Any ‘yardstick’ used to show the amount of profits must be reasonable, and the loss of the profits as a result of the [defendant’s conduct] must be reasonably certain. Lost profits must be established with a reasonable degree of certainty and must be a natural consequence of the wrong. The projected profits cannot be mere speculation or conjecture, but the inability to prove a precise damages amount will not prevent a plaintiff from recovering so long as it is clear that some loss resulting from the defendant’s actions is certain.”

Waterways Plaza, supra.


The deli was able to establish a yardstick because it had another location in Pembroke Pines, had success at its former smaller space within the same shopping plaza, and had limited success during the short time it was in the larger space prior to the leaks. Thus, it was able to demonstrate a history of sales that enabled its expert to establish sale projections and projected profit.

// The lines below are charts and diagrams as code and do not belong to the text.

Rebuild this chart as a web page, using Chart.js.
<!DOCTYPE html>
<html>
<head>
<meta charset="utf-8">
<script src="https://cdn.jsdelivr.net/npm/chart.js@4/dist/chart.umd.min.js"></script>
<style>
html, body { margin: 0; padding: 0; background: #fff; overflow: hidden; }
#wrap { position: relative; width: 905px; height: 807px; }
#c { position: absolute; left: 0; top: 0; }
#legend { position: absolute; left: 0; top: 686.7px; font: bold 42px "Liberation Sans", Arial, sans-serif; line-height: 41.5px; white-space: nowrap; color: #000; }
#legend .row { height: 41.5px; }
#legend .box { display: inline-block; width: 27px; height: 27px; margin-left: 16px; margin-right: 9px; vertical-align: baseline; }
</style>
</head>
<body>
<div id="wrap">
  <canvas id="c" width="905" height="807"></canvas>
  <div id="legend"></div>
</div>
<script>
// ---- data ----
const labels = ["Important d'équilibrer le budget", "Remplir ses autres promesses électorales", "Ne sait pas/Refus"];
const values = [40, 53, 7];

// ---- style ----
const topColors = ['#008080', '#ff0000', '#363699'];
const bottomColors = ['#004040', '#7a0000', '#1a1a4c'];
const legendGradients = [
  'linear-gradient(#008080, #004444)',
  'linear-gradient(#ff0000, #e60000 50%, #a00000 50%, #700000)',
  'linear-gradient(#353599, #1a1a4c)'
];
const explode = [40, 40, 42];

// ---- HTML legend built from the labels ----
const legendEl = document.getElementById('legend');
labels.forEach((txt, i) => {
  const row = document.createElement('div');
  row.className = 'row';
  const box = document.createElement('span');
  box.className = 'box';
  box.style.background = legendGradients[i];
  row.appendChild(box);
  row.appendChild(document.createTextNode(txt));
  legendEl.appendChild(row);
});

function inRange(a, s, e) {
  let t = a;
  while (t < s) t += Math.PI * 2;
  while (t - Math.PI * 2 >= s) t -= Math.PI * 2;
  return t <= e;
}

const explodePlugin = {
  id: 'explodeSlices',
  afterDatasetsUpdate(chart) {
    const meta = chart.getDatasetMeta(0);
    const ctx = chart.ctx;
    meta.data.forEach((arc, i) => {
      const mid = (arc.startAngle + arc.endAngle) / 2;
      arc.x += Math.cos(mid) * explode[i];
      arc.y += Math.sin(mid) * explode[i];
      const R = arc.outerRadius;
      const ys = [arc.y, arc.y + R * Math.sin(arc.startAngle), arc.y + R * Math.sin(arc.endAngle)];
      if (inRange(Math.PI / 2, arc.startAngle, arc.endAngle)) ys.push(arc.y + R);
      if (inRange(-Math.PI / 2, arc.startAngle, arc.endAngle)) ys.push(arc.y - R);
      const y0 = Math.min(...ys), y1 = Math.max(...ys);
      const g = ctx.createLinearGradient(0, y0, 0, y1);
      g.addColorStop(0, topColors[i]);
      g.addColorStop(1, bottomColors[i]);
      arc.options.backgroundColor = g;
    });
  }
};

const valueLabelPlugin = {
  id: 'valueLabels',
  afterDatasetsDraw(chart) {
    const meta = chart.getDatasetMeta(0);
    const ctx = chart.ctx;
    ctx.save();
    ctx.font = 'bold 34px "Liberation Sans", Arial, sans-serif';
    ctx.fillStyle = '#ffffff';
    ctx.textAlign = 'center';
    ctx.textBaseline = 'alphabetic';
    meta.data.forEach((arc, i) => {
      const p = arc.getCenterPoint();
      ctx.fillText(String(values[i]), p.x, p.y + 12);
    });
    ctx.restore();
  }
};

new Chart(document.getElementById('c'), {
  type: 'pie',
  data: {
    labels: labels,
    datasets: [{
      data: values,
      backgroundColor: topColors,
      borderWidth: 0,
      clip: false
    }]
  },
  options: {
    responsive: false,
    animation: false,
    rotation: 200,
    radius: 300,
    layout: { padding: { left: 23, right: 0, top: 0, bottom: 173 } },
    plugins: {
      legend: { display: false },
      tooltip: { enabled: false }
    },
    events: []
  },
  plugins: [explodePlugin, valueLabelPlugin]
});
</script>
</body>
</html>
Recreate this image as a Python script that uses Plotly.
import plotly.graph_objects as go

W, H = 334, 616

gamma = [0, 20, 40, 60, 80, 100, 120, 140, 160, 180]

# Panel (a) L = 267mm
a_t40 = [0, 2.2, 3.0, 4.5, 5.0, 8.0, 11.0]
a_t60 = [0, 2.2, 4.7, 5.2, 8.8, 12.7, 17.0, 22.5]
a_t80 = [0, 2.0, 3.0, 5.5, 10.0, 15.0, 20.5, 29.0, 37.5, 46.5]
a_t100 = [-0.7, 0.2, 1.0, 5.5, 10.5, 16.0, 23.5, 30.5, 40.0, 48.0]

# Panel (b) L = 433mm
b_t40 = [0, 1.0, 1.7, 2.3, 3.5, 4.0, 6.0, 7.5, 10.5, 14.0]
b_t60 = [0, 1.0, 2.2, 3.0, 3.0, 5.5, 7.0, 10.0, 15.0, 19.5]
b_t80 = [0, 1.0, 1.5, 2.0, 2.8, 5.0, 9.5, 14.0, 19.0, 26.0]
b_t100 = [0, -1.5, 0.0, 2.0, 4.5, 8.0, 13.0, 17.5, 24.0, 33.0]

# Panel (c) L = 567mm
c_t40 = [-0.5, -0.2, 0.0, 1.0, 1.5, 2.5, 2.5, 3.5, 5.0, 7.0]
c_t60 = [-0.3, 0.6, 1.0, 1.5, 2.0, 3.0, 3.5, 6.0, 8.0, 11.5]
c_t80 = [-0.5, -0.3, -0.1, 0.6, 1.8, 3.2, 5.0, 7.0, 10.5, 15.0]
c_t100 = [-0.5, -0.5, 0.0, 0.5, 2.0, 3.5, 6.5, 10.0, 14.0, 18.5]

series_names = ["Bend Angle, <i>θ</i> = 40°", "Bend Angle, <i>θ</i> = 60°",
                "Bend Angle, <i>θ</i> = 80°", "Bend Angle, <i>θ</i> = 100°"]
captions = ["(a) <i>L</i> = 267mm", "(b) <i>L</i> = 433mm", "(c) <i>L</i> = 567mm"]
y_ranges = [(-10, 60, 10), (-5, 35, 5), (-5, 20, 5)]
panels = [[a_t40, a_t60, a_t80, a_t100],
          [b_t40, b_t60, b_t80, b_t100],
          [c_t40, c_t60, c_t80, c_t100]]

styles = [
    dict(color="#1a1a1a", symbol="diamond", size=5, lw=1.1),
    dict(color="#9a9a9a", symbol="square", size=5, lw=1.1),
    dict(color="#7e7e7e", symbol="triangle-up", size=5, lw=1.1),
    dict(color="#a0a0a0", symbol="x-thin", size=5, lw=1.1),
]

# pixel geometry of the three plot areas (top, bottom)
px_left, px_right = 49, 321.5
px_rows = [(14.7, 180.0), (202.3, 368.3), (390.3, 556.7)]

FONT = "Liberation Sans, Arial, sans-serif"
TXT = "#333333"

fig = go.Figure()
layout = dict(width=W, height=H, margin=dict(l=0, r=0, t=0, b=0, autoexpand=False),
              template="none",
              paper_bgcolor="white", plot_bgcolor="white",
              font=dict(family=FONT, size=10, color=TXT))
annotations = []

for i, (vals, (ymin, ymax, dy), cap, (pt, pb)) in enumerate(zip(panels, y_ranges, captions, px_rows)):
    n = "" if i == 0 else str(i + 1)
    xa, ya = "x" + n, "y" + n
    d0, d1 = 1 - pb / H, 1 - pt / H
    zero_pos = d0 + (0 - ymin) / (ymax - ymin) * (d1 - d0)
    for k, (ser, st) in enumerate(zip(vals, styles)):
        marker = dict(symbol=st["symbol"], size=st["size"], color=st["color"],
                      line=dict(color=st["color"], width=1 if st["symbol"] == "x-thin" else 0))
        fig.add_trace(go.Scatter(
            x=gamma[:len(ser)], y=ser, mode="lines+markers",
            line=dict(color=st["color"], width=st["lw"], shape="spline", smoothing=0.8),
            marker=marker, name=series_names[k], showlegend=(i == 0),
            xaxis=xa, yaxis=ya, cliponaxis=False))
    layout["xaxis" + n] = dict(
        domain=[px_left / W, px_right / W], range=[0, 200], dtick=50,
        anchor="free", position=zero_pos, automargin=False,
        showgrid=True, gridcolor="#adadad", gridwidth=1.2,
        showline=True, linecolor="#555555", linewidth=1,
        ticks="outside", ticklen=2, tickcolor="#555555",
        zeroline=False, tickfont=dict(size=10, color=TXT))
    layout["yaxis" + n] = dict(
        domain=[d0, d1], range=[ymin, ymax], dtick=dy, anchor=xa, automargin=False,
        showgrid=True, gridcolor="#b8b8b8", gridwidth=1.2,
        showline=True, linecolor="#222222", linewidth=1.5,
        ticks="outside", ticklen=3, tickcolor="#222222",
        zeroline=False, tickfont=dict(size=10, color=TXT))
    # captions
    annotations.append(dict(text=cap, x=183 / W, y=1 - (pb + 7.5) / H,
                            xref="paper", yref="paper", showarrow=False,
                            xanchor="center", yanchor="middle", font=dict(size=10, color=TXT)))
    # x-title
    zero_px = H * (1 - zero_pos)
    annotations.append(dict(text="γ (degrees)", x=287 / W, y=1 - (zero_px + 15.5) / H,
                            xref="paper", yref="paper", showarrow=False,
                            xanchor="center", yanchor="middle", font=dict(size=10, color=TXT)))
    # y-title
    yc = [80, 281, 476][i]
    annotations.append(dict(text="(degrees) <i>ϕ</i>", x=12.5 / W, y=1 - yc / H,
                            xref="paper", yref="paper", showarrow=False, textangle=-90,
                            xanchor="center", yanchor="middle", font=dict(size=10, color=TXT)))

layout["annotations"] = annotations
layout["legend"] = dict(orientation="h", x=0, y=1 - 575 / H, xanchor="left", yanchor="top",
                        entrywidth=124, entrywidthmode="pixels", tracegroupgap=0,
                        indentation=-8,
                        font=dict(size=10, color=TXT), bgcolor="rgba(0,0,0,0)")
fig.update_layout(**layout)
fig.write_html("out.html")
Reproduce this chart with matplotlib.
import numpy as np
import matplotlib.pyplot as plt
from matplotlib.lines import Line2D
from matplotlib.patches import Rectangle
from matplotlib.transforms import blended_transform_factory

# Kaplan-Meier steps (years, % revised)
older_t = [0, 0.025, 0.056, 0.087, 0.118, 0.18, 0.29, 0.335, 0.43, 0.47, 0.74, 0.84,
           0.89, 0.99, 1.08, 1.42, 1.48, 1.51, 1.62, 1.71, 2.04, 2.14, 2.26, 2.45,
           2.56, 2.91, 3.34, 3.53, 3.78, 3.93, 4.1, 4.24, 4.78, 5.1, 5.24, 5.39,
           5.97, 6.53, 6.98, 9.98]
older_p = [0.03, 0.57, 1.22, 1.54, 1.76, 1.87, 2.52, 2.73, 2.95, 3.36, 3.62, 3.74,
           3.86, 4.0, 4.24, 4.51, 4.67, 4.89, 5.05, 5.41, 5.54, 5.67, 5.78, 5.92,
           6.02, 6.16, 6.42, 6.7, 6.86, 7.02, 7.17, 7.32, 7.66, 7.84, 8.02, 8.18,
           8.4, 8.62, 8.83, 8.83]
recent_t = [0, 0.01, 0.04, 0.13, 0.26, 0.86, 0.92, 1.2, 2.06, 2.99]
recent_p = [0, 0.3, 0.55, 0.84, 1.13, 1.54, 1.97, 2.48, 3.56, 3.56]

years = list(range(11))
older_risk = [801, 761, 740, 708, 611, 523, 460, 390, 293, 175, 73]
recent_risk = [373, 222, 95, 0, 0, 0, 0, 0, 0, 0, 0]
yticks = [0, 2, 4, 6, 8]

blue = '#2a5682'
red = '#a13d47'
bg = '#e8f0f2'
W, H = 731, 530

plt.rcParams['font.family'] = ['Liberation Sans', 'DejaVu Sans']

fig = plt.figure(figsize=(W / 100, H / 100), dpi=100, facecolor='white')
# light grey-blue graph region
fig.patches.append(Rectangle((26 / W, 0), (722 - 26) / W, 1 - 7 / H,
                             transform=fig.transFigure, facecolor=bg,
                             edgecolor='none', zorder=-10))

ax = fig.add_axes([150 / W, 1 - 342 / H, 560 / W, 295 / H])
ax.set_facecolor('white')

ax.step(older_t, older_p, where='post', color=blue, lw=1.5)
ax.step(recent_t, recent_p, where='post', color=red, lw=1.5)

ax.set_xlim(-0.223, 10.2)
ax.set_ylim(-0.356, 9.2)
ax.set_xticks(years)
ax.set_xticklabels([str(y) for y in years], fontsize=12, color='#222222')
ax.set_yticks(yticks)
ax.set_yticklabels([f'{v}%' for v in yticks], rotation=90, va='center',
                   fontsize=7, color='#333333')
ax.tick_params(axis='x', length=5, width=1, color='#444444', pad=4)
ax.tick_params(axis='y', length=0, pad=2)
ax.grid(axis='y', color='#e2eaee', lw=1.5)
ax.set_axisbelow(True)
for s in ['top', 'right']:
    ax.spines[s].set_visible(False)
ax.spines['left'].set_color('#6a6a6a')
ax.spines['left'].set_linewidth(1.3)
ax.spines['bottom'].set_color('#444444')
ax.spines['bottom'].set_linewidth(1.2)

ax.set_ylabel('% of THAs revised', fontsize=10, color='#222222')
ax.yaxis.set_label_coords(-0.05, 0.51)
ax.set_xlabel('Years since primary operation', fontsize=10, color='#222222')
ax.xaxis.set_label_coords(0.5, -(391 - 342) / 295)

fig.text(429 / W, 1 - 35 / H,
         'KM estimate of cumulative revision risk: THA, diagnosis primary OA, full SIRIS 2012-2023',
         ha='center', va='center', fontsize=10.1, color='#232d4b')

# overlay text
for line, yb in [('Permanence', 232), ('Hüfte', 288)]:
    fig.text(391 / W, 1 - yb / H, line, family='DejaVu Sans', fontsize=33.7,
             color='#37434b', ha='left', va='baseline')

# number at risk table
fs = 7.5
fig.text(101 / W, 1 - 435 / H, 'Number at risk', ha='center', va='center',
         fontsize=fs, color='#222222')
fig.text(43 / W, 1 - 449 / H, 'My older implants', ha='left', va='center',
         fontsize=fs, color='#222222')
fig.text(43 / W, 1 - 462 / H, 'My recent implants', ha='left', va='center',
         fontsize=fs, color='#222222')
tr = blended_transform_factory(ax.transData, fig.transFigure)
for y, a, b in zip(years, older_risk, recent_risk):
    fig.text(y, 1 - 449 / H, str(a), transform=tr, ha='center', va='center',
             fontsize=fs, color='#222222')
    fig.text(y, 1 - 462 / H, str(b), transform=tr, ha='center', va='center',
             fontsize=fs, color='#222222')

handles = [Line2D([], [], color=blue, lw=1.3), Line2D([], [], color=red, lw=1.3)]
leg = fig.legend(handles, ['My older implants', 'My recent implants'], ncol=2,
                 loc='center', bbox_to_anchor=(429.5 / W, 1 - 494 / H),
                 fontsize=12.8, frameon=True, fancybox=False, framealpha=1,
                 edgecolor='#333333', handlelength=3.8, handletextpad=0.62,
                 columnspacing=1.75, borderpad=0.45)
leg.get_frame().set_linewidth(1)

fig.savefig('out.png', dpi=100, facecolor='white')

Even though lost profits was the proper damages methodology, the deli wanted lost profits that extended through all lease renewals. The deli argued it clearly would have renewed the lease based on the success at that location and plaza prior to the leaks, because its rent was well below market rate, and because the successor tenants leasing the same space after the re-roof were still leasing the space close to ten years after the deli vacated the space. Despite this evidence, the Third District held that this was a question of fact to be determined by the trier of fact, and because the fact finder was the judge, the judge’s fact finding will be presumed correct on appeal unless clearly erroneous. Since the trial judge found that lost profits extending beyond the original five year lease term was speculative, the Third District affirmed the court’s fact finding because it was not clearly erroneous.


Notably, the deli also tried to foreclose an equitable lien and recorded a lis pendens against the shopping plaza. The deli’s equitable lien theory was based on the following language in the lease: “Tenant shall look solely and only to the Landlord’s interest in the Plaza in the event of any default or breach.” Waterways Plaza, supra. However, the lis pendens was discharged and the equitable lien claim was dismissed by the trial court. The deli appealed this arguing that the dismissal of the lis pendens to foreclose its equitable lien was error. The Third District affirmed the trial court finding that the language in the lease did not give the tenant an interest in the landlord’s property that would entitle it to an equitable lien and lis pendens.


This case illustrates options a tenant has when its rental space becomes untenantable, especially due to the landlord’s failure to timely implement or perform needed repairs / maintenance items. This case further illustrates the importance of knowing and proving a party’s correct damages methodology due to a breach.  Also, considering the factual circumstances in lost profit cases, such as this case, and how a party establishes its lost profits provides future guidance to ensure that these damages are proven with their required reasonable degree of certainty!